The Fund may invest in debt securities without considering the maturity of the instrument. Debt securities have varying levels of sensitivity to changes in interest rates. In general, the price of a debt security can fall when interest rates rise and can rise when interest rates fall. Securities with longer maturities can be more sensitive to interest rate changes. As a result, changes in interest rates in the U.S. and outside the U.S. may affect the Fund’s debt investments unfavorably.

 

   

Convertible Securities Risks. Investing in convertible securities subjects the Fund to the risks associated with an investment in the underlying equity security. Convertible securities are frequently issued with a call feature that allows the issuer to choose when to redeem the security, which could result in the Fund being forced to redeem, convert, or sell the convertible security under circumstances unfavorable to the Fund. In addition, if the value of the equity security underlying the convertible security declines enough, the convertible security is more likely to be valued as a debt security.

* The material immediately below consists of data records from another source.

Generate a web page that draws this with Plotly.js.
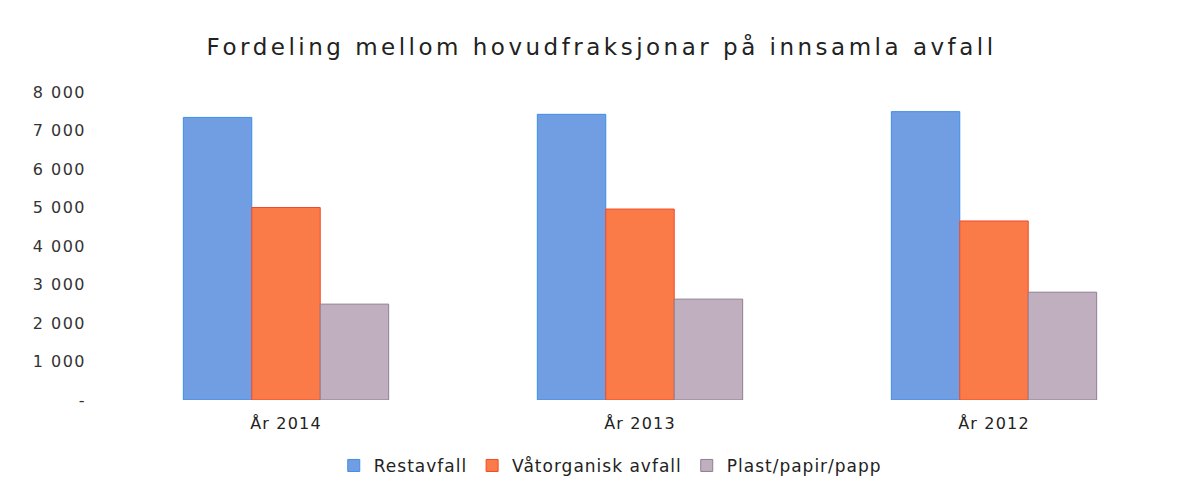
<!DOCTYPE html>
<html>
<head>
<meta charset="utf-8">
<script src="https://cdn.plot.ly/plotly-3.0.1.min.js"></script>
<style>
html,body{margin:0;padding:0;background:#fff;}
#chart{width:1196px;height:490px;}
.gtitle{letter-spacing:3.5px;}
.ytick text{letter-spacing:1.5px;}
.xtick text{letter-spacing:1.2px;}
.legendtext{letter-spacing:1px;}
</style>
</head>
<body>
<div id="chart"></div>
<script>
const categories = ["År 2014", "År 2013", "År 2012"];
const seriesNames = ["Restavfall", "Våtorganisk avfall", "Plast/papir/papp"];
const restavfall = [7340, 7420, 7490];
const vatorganisk = [5000, 4960, 4650];
const plastPapir = [2490, 2620, 2800];
const tickVals = [0, 1000, 2000, 3000, 4000, 5000, 6000, 7000, 8000];
const tickText = ["-", "1 000", "2 000", "3 000", "4 000", "5 000", "6 000", "7 000", "8 000"];

const fills = ["#719ee2", "#fb7b48", "#bfafbf"];
const edges = ["#3d8ee8", "#f04a2a", "#8f7f8f"];
const values = [restavfall, vatorganisk, plastPapir];

const traces = values.map((v, i) => ({
  type: "bar",
  name: seriesNames[i],
  x: categories,
  y: v,
  marker: {color: fills[i], line: {color: edges[i], width: 1}},
  hoverinfo: "x+y+name"
}));

const font = "'DejaVu Sans', sans-serif";
const layout = {
  width: 1196, height: 490,
  margin: {l: 109, r: 25, t: 92, b: 90, autoexpand: false},
  paper_bgcolor: "#ffffff", plot_bgcolor: "#ffffff",
  font: {family: font, color: "#222222", size: 15},
  title: {text: "Fordeling mellom hovudfraksjonar på innsamla avfall",
    font: {family: font, size: 23, color: "#222222"},
    x: 0.503, xanchor: "center", y: 0.904, yanchor: "middle"},
  barmode: "group",
  bargap: 0.42, bargroupgap: 0,
  xaxis: {showgrid: false, zeroline: false, showline: false, ticks: "",
    ticklabelstandoff: 12,
    tickfont: {family: font, size: 16, color: "#222222"}},
  yaxis: {range: [0, 8000], tickvals: tickVals, ticktext: tickText,
    showgrid: false, zeroline: false, showline: false, ticks: "",
    ticklabelstandoff: 22,
    tickfont: {family: font, size: 16, color: "#333333"}},
  legend: {orientation: "h", x: 0.472, xanchor: "center", y: -0.214, yanchor: "middle",
    font: {family: font, size: 17, color: "#222222"}, itemwidth: 30, traceorder: "normal"},
  showlegend: true
};

Plotly.newPlot("chart", traces, layout, {displayModeBar: false, staticPlot: true});
</script>
</body>
</html>
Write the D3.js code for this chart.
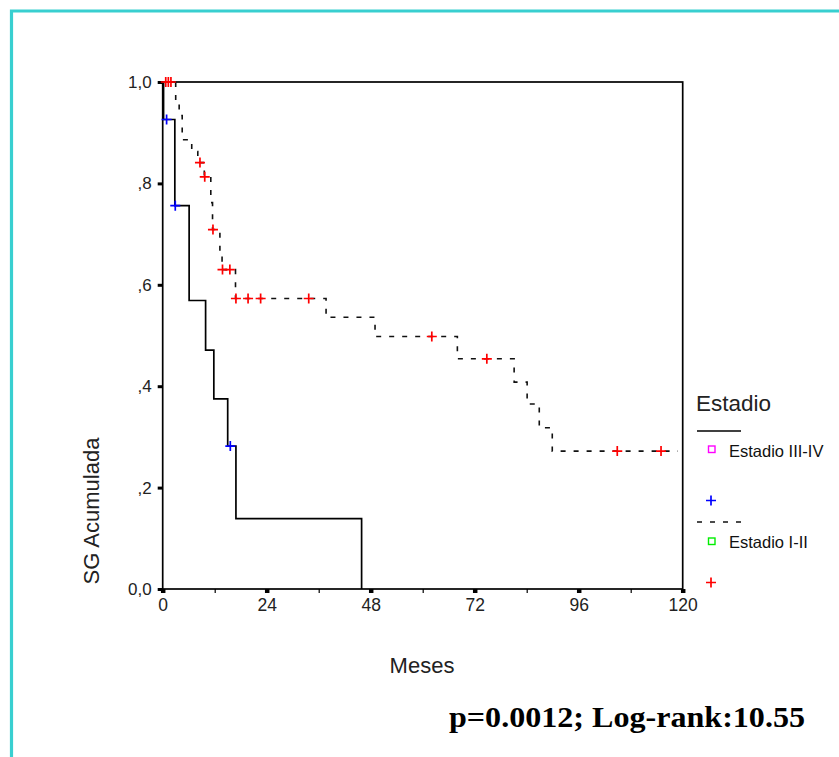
<!DOCTYPE html>
<html>
<head>
<meta charset="utf-8">
<script src="https://cdn.jsdelivr.net/npm/d3@7"></script>
<style>
  body { margin: 0; background: #fff; }
  svg { display: block; }
  text { font-family: "Liberation Sans", Arial, sans-serif; fill: #111; }
  text.stat { font-family: "Liberation Serif", "Times New Roman", serif; font-weight: bold; fill: #000; }
</style>
</head>
<body>
<svg id="chart" width="839" height="757"></svg>
<script>
// Estadio III-IV (solid) : step times (months) and cumulative survival after each step
const stageHighTimes = [0, 0.2, 2.8, 6.1, 9.9, 11.8, 15.0, 16.9, 45.9];
const stageHighSurv  = [1.0, 0.926, 0.756, 0.569, 0.471, 0.375, 0.282, 0.139, 0.0];
const stageHighCensor = [0.9, 2.9, 15.6];

// Estadio I-II (dashed)
const stageLowTimes = [0, 3.0, 3.8, 4.5, 6.7, 8.1, 9.6, 11.1, 11.5, 13.2, 13.7, 16.8, 37.7, 49.0, 68.0, 81.1, 84.1, 86.9, 89.9, 118.9];
const stageLowSurv  = [1.0, 0.956, 0.934, 0.886, 0.863, 0.841, 0.813, 0.762, 0.709, 0.654, 0.630, 0.573, 0.536, 0.498, 0.454, 0.408, 0.365, 0.318, 0.272, 0.272];
const stageLowCensor = [0.7, 1.3, 1.9, 8.6, 9.7, 11.6, 13.8, 15.5, 16.9, 19.7, 22.6, 33.7, 62.1, 74.8, 104.9, 115.0];

const xMajorTicks = [0, 24, 48, 72, 96, 120];
const xMinorTicks = [12, 36, 60, 84, 108];
const yTicks = [0, 0.2, 0.4, 0.6, 0.8, 1.0];
const yTickLabels = ["0,0", ",2", ",4", ",6", ",8", "1,0"];

const legendLabels = ["Estadio III-IV", "Estadio I-II"];

const svg = d3.select("#chart");

// cyan frame (top + left only)
svg.append("path")
  .attr("d", "M11.5,757 L11.5,11 L839,11")
  .attr("fill", "none")
  .attr("stroke", "#38cfd0")
  .attr("stroke-width", 3.2);

const x = d3.scaleLinear().domain([0, 120]).range([162.7, 682.7]);
const y = d3.scaleLinear().domain([0, 1]).range([589, 82]);

const g = svg.append("g");

// y axis
const yAxis = g.append("g")
  .attr("transform", `translate(${x(0)},0)`)
  .call(d3.axisLeft(y).tickValues(yTicks).tickSize(5).tickPadding(6)
    .tickFormat((d, i) => yTickLabels[i]));
yAxis.select(".domain").remove();
yAxis.selectAll(".tick line").attr("stroke", "#000").attr("stroke-width", 3);
yAxis.selectAll(".tick text").attr("font-size", 17).style("fill", "#222");

// x axis
const xAxis = g.append("g")
  .attr("transform", `translate(0,${y(0)})`)
  .call(d3.axisBottom(x).tickValues(xMajorTicks).tickSize(4).tickPadding(6));
xAxis.select(".domain").remove();
xAxis.selectAll(".tick line").attr("stroke", "#000").attr("stroke-width", 4.5);
xAxis.selectAll(".tick text").attr("font-size", 17.5).style("fill", "#222");

g.append("g")
  .attr("transform", `translate(0,${y(0)})`)
  .call(d3.axisBottom(x).tickValues(xMinorTicks).tickSize(4).tickFormat(""))
  .call(a => a.select(".domain").remove())
  .selectAll(".tick line").attr("stroke", "#000").attr("stroke-width", 1.2);

// plot frame
g.append("rect")
  .attr("x", x(0)).attr("y", y(1))
  .attr("width", x(120) - x(0)).attr("height", y(0) - y(1))
  .attr("fill", "none")
  .attr("stroke", "#000")
  .attr("stroke-width", 1.7);

const stepLine = d3.line()
  .x(d => x(d[0]))
  .y(d => y(d[1]))
  .curve(d3.curveStepAfter);

function survAt(times, surv, t) {
  let v = surv[0];
  for (let i = 0; i < times.length; i++) {
    if (times[i] <= t) v = surv[i];
  }
  return v;
}

g.append("path")
  .datum(d3.zip(stageLowTimes, stageLowSurv))
  .attr("d", stepLine)
  .attr("fill", "none")
  .attr("stroke", "#111")
  .attr("stroke-width", 1.6)
  .attr("stroke-dasharray", "5,8");

g.append("path")
  .datum(d3.zip(stageHighTimes, stageHighSurv))
  .attr("d", stepLine)
  .attr("fill", "none")
  .attr("stroke", "#000")
  .attr("stroke-width", 1.7);

function cross(sel, cx, cy, color) {
  sel.append("path")
    .attr("d", `M${cx - 5},${cy} H${cx + 5} M${cx},${cy - 5} V${cy + 5}`)
    .attr("stroke", color)
    .attr("stroke-width", 1.7)
    .attr("fill", "none");
}

stageLowCensor.forEach(t => cross(g, x(t), y(survAt(stageLowTimes, stageLowSurv, t)), "#ff0000"));
stageHighCensor.forEach(t => cross(g, x(t), y(survAt(stageHighTimes, stageHighSurv, t)), "#0000ff"));

// axis titles
svg.append("text")
  .attr("transform", "translate(99,511) rotate(-90)")
  .attr("text-anchor", "middle")
  .attr("font-size", 22)
  .style("fill", "#222")
  .text("SG Acumulada");

svg.append("text")
  .attr("x", 422).attr("y", 673)
  .attr("text-anchor", "middle")
  .attr("font-size", 22)
  .style("fill", "#222")
  .text("Meses");

// legend
const lg = svg.append("g");
lg.append("text").attr("x", 696).attr("y", 411).attr("font-size", 22.5).style("fill", "#222").text("Estadio");

lg.append("line").attr("x1", 697).attr("x2", 741).attr("y1", 431).attr("y2", 431)
  .attr("stroke", "#000").attr("stroke-width", 1.6);
lg.append("rect").attr("x", 708.5).attr("y", 446).attr("width", 6.5).attr("height", 6.5)
  .attr("fill", "none").attr("stroke", "#ff00ff").attr("stroke-width", 1.4);
lg.append("text").attr("x", 729).attr("y", 457).attr("font-size", 16.5).text(legendLabels[0]);
cross(lg, 711, 500.5, "#0000ff");

lg.append("line").attr("x1", 697).attr("x2", 741).attr("y1", 522).attr("y2", 522)
  .attr("stroke", "#111").attr("stroke-width", 1.6).attr("stroke-dasharray", "5,8");
lg.append("rect").attr("x", 708.5).attr("y", 538).attr("width", 6.5).attr("height", 6.5)
  .attr("fill", "none").attr("stroke", "#00ee00").attr("stroke-width", 1.4);
lg.append("text").attr("x", 729).attr("y", 548).attr("font-size", 16.5).text(legendLabels[1]);
cross(lg, 711, 582.5, "#ff0000");

// test statistic
svg.append("text")
  .attr("class", "stat")
  .attr("x", 449).attr("y", 727)
  .attr("font-size", 30)
  .attr("textLength", 356)
  .attr("lengthAdjust", "spacingAndGlyphs")
  .text("p=0.0012; Log-rank:10.55");
</script>
</body>
</html>
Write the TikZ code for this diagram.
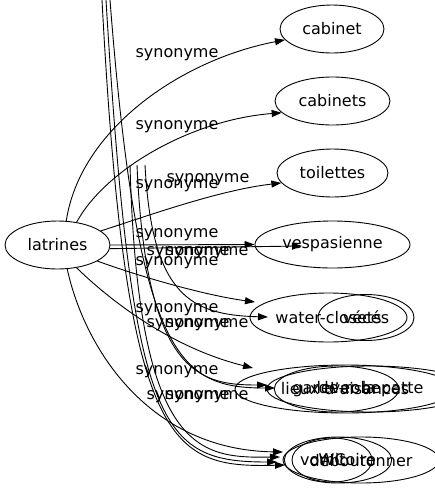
\documentclass[tikz,border=0pt]{standalone}
\usepackage{fontspec}
\setmainfont{DejaVu Sans}
\usetikzlibrary{shapes.geometric,arrows.meta}
\begin{document}
\begin{tikzpicture}[x=1pt,y=-1pt,
  every node/.style={font=\fontsize{16}{19}\selectfont},
  ell/.style={draw,ellipse,inner sep=0pt,line width=0.9pt},
  lab/.style={inner sep=0pt},
  edge/.style={draw,line width=0.9pt,-{Triangle[length=10pt,width=7pt]}}]
\useasboundingbox (0,0) rectangle (435,491);
% main nodes
\node[ell,minimum width=105pt,minimum height=48pt] (lat) at (57.5,245) {latrines};
\node[ell,minimum width=104pt,minimum height=48pt] (cab) at (332,29) {cabinet};
\node[ell,minimum width=115pt,minimum height=48pt] (cabs) at (332.5,101) {cabinets};
\node[ell,minimum width=111pt,minimum height=48pt] (toil) at (332.5,173) {toilettes};
\node[ell,minimum width=155pt,minimum height=47pt] (vesp) at (332.5,244.5) {vespasienne};
% row 4
\node[ell,minimum width=157pt,minimum height=49pt] (wc4a) at (328.5,317.5) {water-closets};
\node[ell,minimum width=96pt,minimum height=46pt] (wc4b) at (366,317.5) {vécés};
% row 5
\node[ell,minimum width=220pt,minimum height=48pt] (r5n1) at (345,389) {lieux d'aisances};
\node[ell,minimum width=206pt,minimum height=46pt] (r5n2) at (370,389) {lever la patte};
\node[ell,minimum width=103pt,minimum height=46pt] (r5n3) at (336.5,389) {garde-robe};
% row 6
\node[ell,minimum width=156pt,minimum height=46pt] (r6n1) at (361,460) {déboutonner};
\node[ell,minimum width=104pt,minimum height=46pt] (r6n2) at (338,460) {vomitoire};
\node[ell,minimum width=80pt,minimum height=44pt] (r6n3) at (332,460) {WC};
% free ends
\coordinate (T1s) at (102,0);
\coordinate (T2s) at (106,0);
\coordinate (T3s) at (110,0);
\coordinate (M1s) at (130,165);
\coordinate (M2s) at (137,165);
\coordinate (M3s) at (145,165);
\coordinate (v2) at (302,246);
\coordinate (r4a) at (255,302);
\coordinate (r4b) at (268,317);
\coordinate (r5a) at (253,368);
\coordinate (r5b) at (267,385);
\coordinate (r5c) at (275,388);
\coordinate (r6a) at (283,452);
\coordinate (r6b) at (277,462);
\coordinate (r6c) at (285,465);
\coordinate (r6d) at (280,457);
% edges
\draw[edge] (lat.70) .. controls (80,130) and (180,60) .. (cab.193);
\draw[edge] (lat.50) .. controls (105,170) and (190,120) .. (cabs.193);
\draw[edge] (lat.18) .. controls (150,215) and (220,190) .. (toil.191);
\draw[edge] (lat.east) -- (vesp.west);
\draw[edge] (lat.-4) -- (v2);
\draw[edge] (lat.338) .. controls (150,280) and (210,296) .. (r4a);
\draw[edge] (M3s) .. controls (152,295) and (190,315) .. (r4b);
\draw[edge] (lat.310) .. controls (120,310) and (180,350) .. (r5a);
\draw[edge] (M2s) .. controls (146,375) and (200,385) .. (r5b);
\draw[edge] (T3s) .. controls (138,360) and (180,388) .. (r5c);
\draw[edge] (lat.292) .. controls (85,350) and (150,450) .. (r6a);
\draw[edge] (M1s) .. controls (138,455) and (200,458) .. (r6d);
\draw[edge] (T2s) .. controls (132,430) and (160,462) .. (r6b);
\draw[edge] (T1s) .. controls (126,450) and (170,468) .. (r6c);
% labels
\node[lab] (l1) at (177,55) {synonyme};
\node[lab] (l2) at (177,127) {synonyme};
\node[lab] (l3) at (208,180) {synonyme};
\node[lab] (l4) at (177,186) {synonyme};
\node[lab] (l5) at (177,235) {synonyme};
\node[lab] (l6) at (188,253) {synonyme};
\node[lab] (l7) at (207,253) {synonyme};
\node[lab] (l8) at (177,263) {synonyme};
\node[lab] (l9) at (177,310) {synonyme};
\node[lab] (l10) at (188,325) {synonyme};
\node[lab] (l11) at (207,325) {synonyme};
\node[lab] (l12) at (177,372) {synonyme};
\node[lab] (l13) at (188,397) {synonyme};
\node[lab] (l14) at (207,397) {synonyme};
\end{tikzpicture}
\end{document}
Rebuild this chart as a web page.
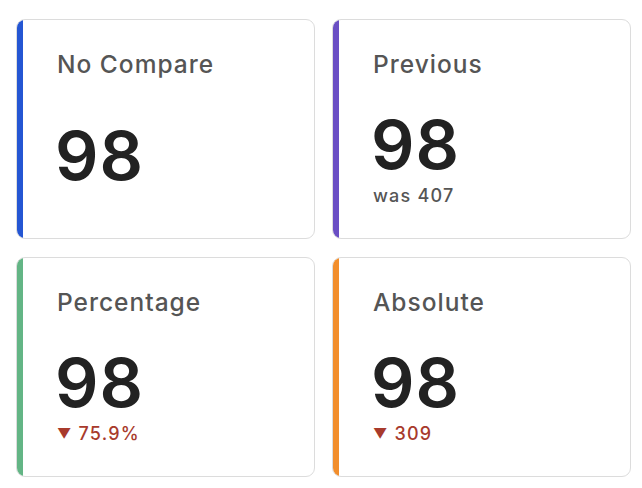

Effective immediately, the following paragraphs replace the second to last paragraph under the heading “Additional Information About the Funds’ Investment – Artisan International Value Fund” on page 43 of Artisan Funds’ prospectus in its entirety:

The focus of the investment process is on individual companies, not on selection of countries or regions. Under normal market conditions, the Fund invests no less than 80% of its total assets (excluding cash and cash equivalents), measured at market value at the time of purchase, in common stocks and other securities of non-U.S. companies, including up to 30% of its total assets at market value at the time of purchase in emerging and less developed markets. The Fund invests primarily in equity securities but, from time to time, Artisan may conclude that a security other than an equity security presents a more attractive risk/reward profile. So, the Fund may invest up to an aggregate of 10% of its total assets at market value at the time of purchase in debt securities (including lower-rated securities) and convertible debt securities of U.S. and non-U.S. issuers that meet the Fund’s investment criteria. The Fund may invest in debt securities of any maturity.

The Fund normally invests in at least five countries outside the U.S. and generally does not invest more than 35% of its total assets at market value at the time of purchase in any single country. The maximum investment in any single industry is 25% of the Fund’s total assets at market value at the time of purchase. As to 75% of its total assets, the Fund will not invest more than 5% of its total assets in the securities of a single issuer, nor acquire more than 10% of the voting securities of any single issuer. The Fund may invest in companies of any size. The Fund tries to maintain a cash position of no more than 15% of its total assets, although cash flows, including from shareholder investments and redemptions and purchases and sales of portfolio securities, may cause the Fund’s cash position to be larger or smaller. Investment of available cash may be slowed during periods when stock prices are moving broadly upwards because higher prevailing valuations cause fewer securities to meet the Fund’s investment criteria. As a result, the Fund may at times hold more than 15% of its total assets in cash.

Effective immediately, Debt Securities Risks and Convertible Securities Risks are added as investment risks specific to the Fund under the heading “Risks You Should Consider” on page 49 of Artisan Funds’ prospectus.